INFORMATION SHOWN
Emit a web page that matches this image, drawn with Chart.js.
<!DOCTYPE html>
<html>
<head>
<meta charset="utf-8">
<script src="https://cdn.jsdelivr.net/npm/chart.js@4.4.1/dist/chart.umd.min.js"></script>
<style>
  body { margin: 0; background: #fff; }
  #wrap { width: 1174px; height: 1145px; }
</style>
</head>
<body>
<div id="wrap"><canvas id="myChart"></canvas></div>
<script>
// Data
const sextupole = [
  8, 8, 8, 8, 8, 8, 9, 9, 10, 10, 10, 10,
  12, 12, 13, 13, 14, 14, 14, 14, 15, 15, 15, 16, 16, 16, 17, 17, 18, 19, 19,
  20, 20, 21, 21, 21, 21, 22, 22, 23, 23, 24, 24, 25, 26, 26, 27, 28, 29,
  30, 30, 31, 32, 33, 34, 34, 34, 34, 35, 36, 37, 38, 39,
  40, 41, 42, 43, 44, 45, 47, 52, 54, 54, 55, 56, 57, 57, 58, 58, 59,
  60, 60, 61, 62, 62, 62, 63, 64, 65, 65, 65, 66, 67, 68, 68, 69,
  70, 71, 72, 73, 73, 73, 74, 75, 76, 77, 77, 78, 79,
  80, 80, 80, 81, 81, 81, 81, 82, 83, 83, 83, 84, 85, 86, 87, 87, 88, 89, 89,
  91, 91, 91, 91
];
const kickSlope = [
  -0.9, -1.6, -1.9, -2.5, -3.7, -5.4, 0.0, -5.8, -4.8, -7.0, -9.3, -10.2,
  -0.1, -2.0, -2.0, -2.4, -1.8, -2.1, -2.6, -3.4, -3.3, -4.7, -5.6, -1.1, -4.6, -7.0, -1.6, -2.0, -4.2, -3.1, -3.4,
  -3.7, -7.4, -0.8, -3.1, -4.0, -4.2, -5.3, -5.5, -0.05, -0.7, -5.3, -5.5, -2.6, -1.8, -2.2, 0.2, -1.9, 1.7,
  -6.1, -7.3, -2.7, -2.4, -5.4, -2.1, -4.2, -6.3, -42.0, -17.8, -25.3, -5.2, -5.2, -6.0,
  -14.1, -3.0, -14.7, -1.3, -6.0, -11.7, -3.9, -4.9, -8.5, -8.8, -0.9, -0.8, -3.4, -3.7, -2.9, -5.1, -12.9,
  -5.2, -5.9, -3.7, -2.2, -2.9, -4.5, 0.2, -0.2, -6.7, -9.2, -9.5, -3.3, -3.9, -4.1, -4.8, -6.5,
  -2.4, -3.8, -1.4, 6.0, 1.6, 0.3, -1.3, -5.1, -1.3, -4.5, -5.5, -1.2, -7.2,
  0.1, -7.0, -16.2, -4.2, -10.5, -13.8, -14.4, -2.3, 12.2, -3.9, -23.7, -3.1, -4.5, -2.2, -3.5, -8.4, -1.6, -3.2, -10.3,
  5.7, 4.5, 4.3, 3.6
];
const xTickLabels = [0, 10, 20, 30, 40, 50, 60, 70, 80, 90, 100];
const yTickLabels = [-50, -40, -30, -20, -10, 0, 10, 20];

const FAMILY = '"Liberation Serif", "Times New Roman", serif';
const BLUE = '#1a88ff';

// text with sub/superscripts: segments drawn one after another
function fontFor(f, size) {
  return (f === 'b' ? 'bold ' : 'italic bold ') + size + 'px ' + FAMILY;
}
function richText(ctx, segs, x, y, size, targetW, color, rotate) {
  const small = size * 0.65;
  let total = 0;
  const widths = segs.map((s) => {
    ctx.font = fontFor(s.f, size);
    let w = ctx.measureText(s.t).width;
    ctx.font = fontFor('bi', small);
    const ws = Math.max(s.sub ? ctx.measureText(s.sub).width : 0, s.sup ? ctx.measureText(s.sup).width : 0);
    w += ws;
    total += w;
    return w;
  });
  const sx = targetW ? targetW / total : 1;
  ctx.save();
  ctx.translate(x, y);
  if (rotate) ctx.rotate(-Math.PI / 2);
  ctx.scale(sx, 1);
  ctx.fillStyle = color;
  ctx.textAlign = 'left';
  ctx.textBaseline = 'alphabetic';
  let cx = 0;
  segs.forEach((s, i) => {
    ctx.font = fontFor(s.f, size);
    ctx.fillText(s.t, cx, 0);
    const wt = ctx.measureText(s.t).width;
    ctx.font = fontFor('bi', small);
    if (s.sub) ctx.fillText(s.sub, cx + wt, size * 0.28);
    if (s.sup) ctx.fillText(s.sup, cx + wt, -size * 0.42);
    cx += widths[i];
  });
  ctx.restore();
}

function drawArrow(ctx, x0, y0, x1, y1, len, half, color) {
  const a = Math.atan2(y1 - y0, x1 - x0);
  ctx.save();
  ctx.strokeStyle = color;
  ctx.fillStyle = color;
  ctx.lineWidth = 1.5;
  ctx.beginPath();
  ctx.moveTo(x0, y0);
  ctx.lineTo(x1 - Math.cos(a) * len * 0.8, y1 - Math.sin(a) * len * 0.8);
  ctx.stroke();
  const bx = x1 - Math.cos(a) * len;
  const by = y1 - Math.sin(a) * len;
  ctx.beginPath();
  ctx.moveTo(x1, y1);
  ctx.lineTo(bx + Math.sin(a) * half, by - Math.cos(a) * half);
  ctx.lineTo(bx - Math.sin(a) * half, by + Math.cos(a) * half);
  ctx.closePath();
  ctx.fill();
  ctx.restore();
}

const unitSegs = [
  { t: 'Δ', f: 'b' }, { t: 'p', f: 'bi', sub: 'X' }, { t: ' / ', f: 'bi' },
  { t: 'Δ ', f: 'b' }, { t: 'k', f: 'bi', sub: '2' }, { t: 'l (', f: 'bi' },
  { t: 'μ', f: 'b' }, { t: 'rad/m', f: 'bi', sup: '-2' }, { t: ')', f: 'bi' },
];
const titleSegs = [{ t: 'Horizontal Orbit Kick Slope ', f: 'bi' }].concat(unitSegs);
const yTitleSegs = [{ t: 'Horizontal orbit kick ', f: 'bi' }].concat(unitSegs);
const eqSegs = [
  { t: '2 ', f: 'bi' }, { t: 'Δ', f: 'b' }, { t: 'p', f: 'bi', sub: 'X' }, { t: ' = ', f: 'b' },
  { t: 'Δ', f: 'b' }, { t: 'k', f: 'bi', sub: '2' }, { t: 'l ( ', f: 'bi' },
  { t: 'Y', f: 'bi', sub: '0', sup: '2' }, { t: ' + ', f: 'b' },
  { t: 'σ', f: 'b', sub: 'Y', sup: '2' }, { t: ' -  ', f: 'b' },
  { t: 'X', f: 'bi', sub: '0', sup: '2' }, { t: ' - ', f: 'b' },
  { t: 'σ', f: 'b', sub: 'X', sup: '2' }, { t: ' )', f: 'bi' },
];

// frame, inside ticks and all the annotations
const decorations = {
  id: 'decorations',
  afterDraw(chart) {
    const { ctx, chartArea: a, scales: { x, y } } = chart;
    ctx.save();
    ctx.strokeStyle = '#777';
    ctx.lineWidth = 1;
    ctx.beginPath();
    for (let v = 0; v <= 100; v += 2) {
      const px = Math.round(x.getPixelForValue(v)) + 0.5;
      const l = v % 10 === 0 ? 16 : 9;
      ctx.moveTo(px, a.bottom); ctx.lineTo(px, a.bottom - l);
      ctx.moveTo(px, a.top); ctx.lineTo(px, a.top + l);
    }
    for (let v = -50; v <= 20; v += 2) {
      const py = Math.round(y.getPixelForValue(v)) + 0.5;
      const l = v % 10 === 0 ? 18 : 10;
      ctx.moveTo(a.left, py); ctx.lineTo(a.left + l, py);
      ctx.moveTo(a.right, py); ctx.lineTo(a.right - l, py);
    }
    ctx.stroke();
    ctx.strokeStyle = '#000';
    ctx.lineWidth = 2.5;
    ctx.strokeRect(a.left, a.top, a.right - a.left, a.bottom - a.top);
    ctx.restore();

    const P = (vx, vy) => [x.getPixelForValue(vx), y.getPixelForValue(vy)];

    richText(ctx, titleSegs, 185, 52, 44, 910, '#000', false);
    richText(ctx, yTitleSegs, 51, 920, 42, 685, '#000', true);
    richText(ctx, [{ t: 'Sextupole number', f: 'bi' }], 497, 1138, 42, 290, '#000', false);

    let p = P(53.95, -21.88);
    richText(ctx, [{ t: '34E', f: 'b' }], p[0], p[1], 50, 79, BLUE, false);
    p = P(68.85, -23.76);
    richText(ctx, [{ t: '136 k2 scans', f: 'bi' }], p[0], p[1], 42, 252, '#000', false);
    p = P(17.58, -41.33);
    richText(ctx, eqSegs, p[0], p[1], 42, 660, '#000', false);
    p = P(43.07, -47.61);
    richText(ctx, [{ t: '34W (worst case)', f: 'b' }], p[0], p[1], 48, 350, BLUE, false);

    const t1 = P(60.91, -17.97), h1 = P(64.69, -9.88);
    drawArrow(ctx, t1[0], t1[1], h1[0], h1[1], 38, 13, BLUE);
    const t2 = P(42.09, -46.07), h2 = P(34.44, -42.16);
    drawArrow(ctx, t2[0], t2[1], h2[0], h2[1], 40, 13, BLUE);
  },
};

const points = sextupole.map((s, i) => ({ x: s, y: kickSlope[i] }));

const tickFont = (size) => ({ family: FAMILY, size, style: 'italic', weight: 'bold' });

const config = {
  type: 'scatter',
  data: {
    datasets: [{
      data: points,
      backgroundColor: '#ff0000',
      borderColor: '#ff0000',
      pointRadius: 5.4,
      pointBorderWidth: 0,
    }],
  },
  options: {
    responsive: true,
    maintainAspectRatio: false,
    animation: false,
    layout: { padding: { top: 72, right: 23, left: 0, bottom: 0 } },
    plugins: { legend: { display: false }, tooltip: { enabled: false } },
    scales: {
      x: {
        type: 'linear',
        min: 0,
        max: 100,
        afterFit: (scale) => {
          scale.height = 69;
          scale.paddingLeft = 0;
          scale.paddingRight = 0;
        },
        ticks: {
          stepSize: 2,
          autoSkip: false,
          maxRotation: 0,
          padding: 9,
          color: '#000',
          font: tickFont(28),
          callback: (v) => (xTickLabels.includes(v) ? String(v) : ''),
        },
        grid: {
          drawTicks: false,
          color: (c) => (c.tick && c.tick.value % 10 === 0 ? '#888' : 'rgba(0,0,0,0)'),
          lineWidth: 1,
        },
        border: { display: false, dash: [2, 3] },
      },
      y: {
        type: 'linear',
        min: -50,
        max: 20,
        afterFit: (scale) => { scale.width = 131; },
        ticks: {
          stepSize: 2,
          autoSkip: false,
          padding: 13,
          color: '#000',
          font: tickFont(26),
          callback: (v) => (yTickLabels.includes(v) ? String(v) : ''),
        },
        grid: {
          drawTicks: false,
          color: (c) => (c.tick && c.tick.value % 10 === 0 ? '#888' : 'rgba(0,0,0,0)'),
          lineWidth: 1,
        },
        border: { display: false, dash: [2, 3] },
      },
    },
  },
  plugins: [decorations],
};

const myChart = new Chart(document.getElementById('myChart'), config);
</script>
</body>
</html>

WORK TO COMPLETE
From the first line of the listing above to the line with "const yTickLabels = [-50, -40, -30, -20, -10, 0, 10, 20];", please transcribe each line exactly, both ends included, and nothing beyond that.

ANSWER TO THIS TASK
Emit a web page that matches this image, drawn with Chart.js.
<!DOCTYPE html>
<html>
<head>
<meta charset="utf-8">
<script src="https://cdn.jsdelivr.net/npm/chart.js@4.4.1/dist/chart.umd.min.js"></script>
<style>
  body { margin: 0; background: #fff; }
  #wrap { width: 1174px; height: 1145px; }
</style>
</head>
<body>
<div id="wrap"><canvas id="myChart"></canvas></div>
<script>
// Data
const sextupole = [
  8, 8, 8, 8, 8, 8, 9, 9, 10, 10, 10, 10,
  12, 12, 13, 13, 14, 14, 14, 14, 15, 15, 15, 16, 16, 16, 17, 17, 18, 19, 19,
  20, 20, 21, 21, 21, 21, 22, 22, 23, 23, 24, 24, 25, 26, 26, 27, 28, 29,
  30, 30, 31, 32, 33, 34, 34, 34, 34, 35, 36, 37, 38, 39,
  40, 41, 42, 43, 44, 45, 47, 52, 54, 54, 55, 56, 57, 57, 58, 58, 59,
  60, 60, 61, 62, 62, 62, 63, 64, 65, 65, 65, 66, 67, 68, 68, 69,
  70, 71, 72, 73, 73, 73, 74, 75, 76, 77, 77, 78, 79,
  80, 80, 80, 81, 81, 81, 81, 82, 83, 83, 83, 84, 85, 86, 87, 87, 88, 89, 89,
  91, 91, 91, 91
];
const kickSlope = [
  -0.9, -1.6, -1.9, -2.5, -3.7, -5.4, 0.0, -5.8, -4.8, -7.0, -9.3, -10.2,
  -0.1, -2.0, -2.0, -2.4, -1.8, -2.1, -2.6, -3.4, -3.3, -4.7, -5.6, -1.1, -4.6, -7.0, -1.6, -2.0, -4.2, -3.1, -3.4,
  -3.7, -7.4, -0.8, -3.1, -4.0, -4.2, -5.3, -5.5, -0.05, -0.7, -5.3, -5.5, -2.6, -1.8, -2.2, 0.2, -1.9, 1.7,
  -6.1, -7.3, -2.7, -2.4, -5.4, -2.1, -4.2, -6.3, -42.0, -17.8, -25.3, -5.2, -5.2, -6.0,
  -14.1, -3.0, -14.7, -1.3, -6.0, -11.7, -3.9, -4.9, -8.5, -8.8, -0.9, -0.8, -3.4, -3.7, -2.9, -5.1, -12.9,
  -5.2, -5.9, -3.7, -2.2, -2.9, -4.5, 0.2, -0.2, -6.7, -9.2, -9.5, -3.3, -3.9, -4.1, -4.8, -6.5,
  -2.4, -3.8, -1.4, 6.0, 1.6, 0.3, -1.3, -5.1, -1.3, -4.5, -5.5, -1.2, -7.2,
  0.1, -7.0, -16.2, -4.2, -10.5, -13.8, -14.4, -2.3, 12.2, -3.9, -23.7, -3.1, -4.5, -2.2, -3.5, -8.4, -1.6, -3.2, -10.3,
  5.7, 4.5, 4.3, 3.6
];
const xTickLabels = [0, 10, 20, 30, 40, 50, 60, 70, 80, 90, 100];
const yTickLabels = [-50, -40, -30, -20, -10, 0, 10, 20];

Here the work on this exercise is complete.